The family law workshop was actually more of a law of persons workshop because two of the contributions were on “Statelessness in comparative perspective” (Olivier Vonk, Maastricht) and “Nationality and European citizenship consequences of the independence of a part of a member state” (Guayasen Marrero Gonzales, Maastricht). The latter dealt with questions which were hotly debated during the referendum on Scottish independence. Would some Scottish residents lose their EU citizenship if Scotland voted to leave the UK and hence the EU? The question, for obvious reasons, was addressed by the speaker more from the point of view of Catalonia but the difficulties involved made me profoundly glad that Scotland had voted No in the referendum.

Also at this session there was an interesting presentation by Katharina Boele-Woelki on the Principles of European Family Law.

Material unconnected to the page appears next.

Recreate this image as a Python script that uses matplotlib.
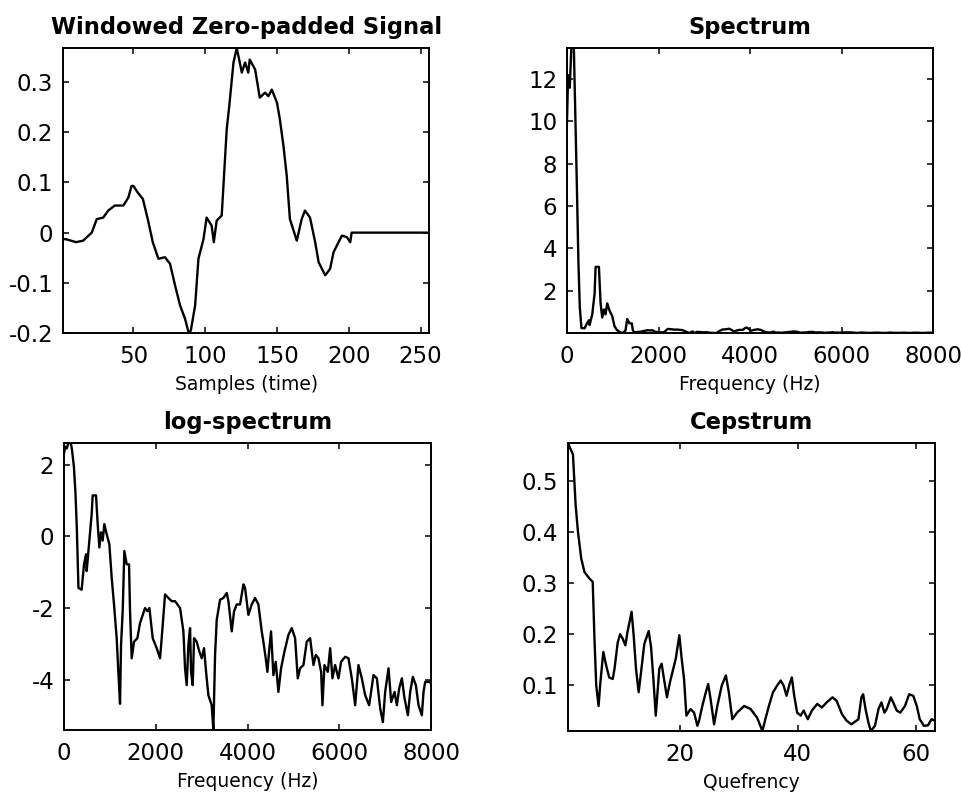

The next volume will be on informal relationships. It will deal with relationships between couples which are not formalised and will exclude (for pragmatic reasons) multiparty relationships and relationships between siblings and parent and child. National reports will be assembled between January and June next year.

The second half of the workshop had an interesting and informative contribution from Marit Tomassen-Van der Lans (Amsterdam) on the use of parenting agreements and similar techniques in the context of divorce in the Netherlands and the USA. It seems that the Dutch law making a parenting agreement (normally) a pre-requisite for divorce is not proving effective in reducing post-divorce conflict. The basic idea of linking child-care arrangements with divorce also came under fire from several contributors to the discussion. The topic of residential co-parenting when parents are living apart was addressed from a comparative law point of view by Natalie Nikolina (Utrecht). Her definition of residential co-parenting was an arrangement which involved at least 30% of the week being spent with one of the two parents. This type of co-parenting arrangement has increased in recent years, more in the Netherlands (27 – 38%) and Belgium (21%) than in the UK (9- 12 % in E & W). Public opinion seems to favour it. A Belgian law of 2006 provides that residential co-parenting must be considered first by the court if one of the parents requests it. Contributions during the discussion showed, however, that there could be concerns over the impact on the child. In practice, such an arrangement would only rarely be appropriate if the parents lived some distance apart and the child was at school.

The most thought-provoking contribution (for me, at least) was by Silvia Pfeiff (Liége/Brussels) on “Human rights and the portability of status in Europe”. She pointed out, by reference to several leading cases, that human rights law (in particular article 8 of the European Convention on Human Rights) could trump the solutions reached by traditional private international law so that a status acquired in fact might have to be recognised even though it would be denied by applying the traditional rules. This was a convincing analysis, which gave due attention to qualifications and limitations. She went further, however, and argued that a human rights approach would actually be easier and better that an approach which began with the traditional rules. I was less sure about this part of the argument, at least if it is to be applied beyond a fairly narrow category of cases involving refusals of recognition by States.

Altogether this was a most stimulating workshop. All the papers were skilfully and impressively delivered.